While speaking about graduating Phi Beta Kappa from Wellesley College, Dorothy Weaver (left) mentions (with no hint of airs) the role she played in bringing former first lady Barbara Bush and Russia's first lady Raisa Gorbachev to the campus for a 1990's commencement speech.

The invitation drew controversy that was closely watched around the country because many of the female graduates didn't feel Bush's individual achievements measured up. Bush, however, waded into the mini-maelstrom, charmingly disarmed the graduates and saved the day.

So how did Weaver, chair of her alma mater's financial committee at the time (a post she held for 17 years) land the A-list speaker?

"Barbara introduced me to my husband," she responds just as oft-handedly.

While her connections are impressive, her career achievements are more so. The CEO, chairman and co-founder of Collins Capital, an alternative investment firm based in Coral Gables, Fla., is also a former chairman of the Federal Reserve Bank in Miami.

"I sometimes disagree with my brother-in-law, Richard Fisher," she says, referring to the current (and outspoken) president and CEO of the Federal Reserve Bank of Dallas. It's gotta be a Texas thing—Weaver is a native—because she doesn't hold back.

"We've been in hedge funds since before they were called hedge funds," she begins. "What did we call them then? Good managers."

Advisors, Weaver says, are clear about where they don't want to be. Identifying where they therefore want to be is the problem.

"Advisors say they want equity-like returns. Oh really, they want returns like equities have recently delivered, meaning zero? They also say they want 'bond-like risk.' Like the risks that bonds offered in the spring? It's code. What they're really asking for is high single-digit or low double-digit returns with low risk."

In other words, she adds, they're may be "danger in safety." Although equities and bonds are critical in a portfolio, a "third stool is needed—alternative investments."

"A return enhancer with low risk and reduced volatility? Alternatives fill that role. But it has to be a multimanager, multidiscipline strategy with a differentiated approach. Investors and advisors now have the opportunity to include a hedge fund strategy within the portfolio."

Weaver explains that she's been implementing such strategies since 1995, and that the "H" doesn't stand for "Hail Mary, heroic or the hare from Aesop's Fable, it stands for hedge, and we're the slow and steady tortoise in that world."

She claims that when the market was down 40% during the crisis, Collins alternative strategy was up 9%. She didn't aim for the gain, rather her focus was on preservation of capital at the time, but the gain nonetheless happened.

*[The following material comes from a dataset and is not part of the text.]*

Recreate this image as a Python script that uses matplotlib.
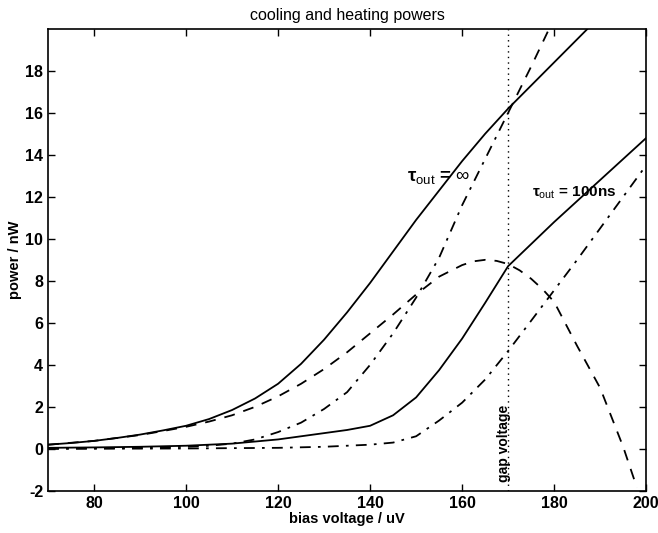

"Advisors know the pieces they need in the portfolio, they just might have an issue with execution," she says. "They want hedge fund expertise with mutual fund ease. That's where we come in. Right now, advisors are on the cusp of really understanding the difference between alternative strategies and vehicles. Hedge funds can get them there."

Something else that makes the firm unique is the rocket scientist (literally) they have working on the alternative strategy. In what is rapidly becoming commonplace in Weaver's explanations, she notes that his former role was manning the defenses in the United Kingdom against a Cold War ballistic missile attack.

"If he made a mistake, millions of people's lives would be at risk," she says. "He has that same level of attention and responsibility today, knowing if he messes up, people's lives—or at least the quality of their lives—is at risk."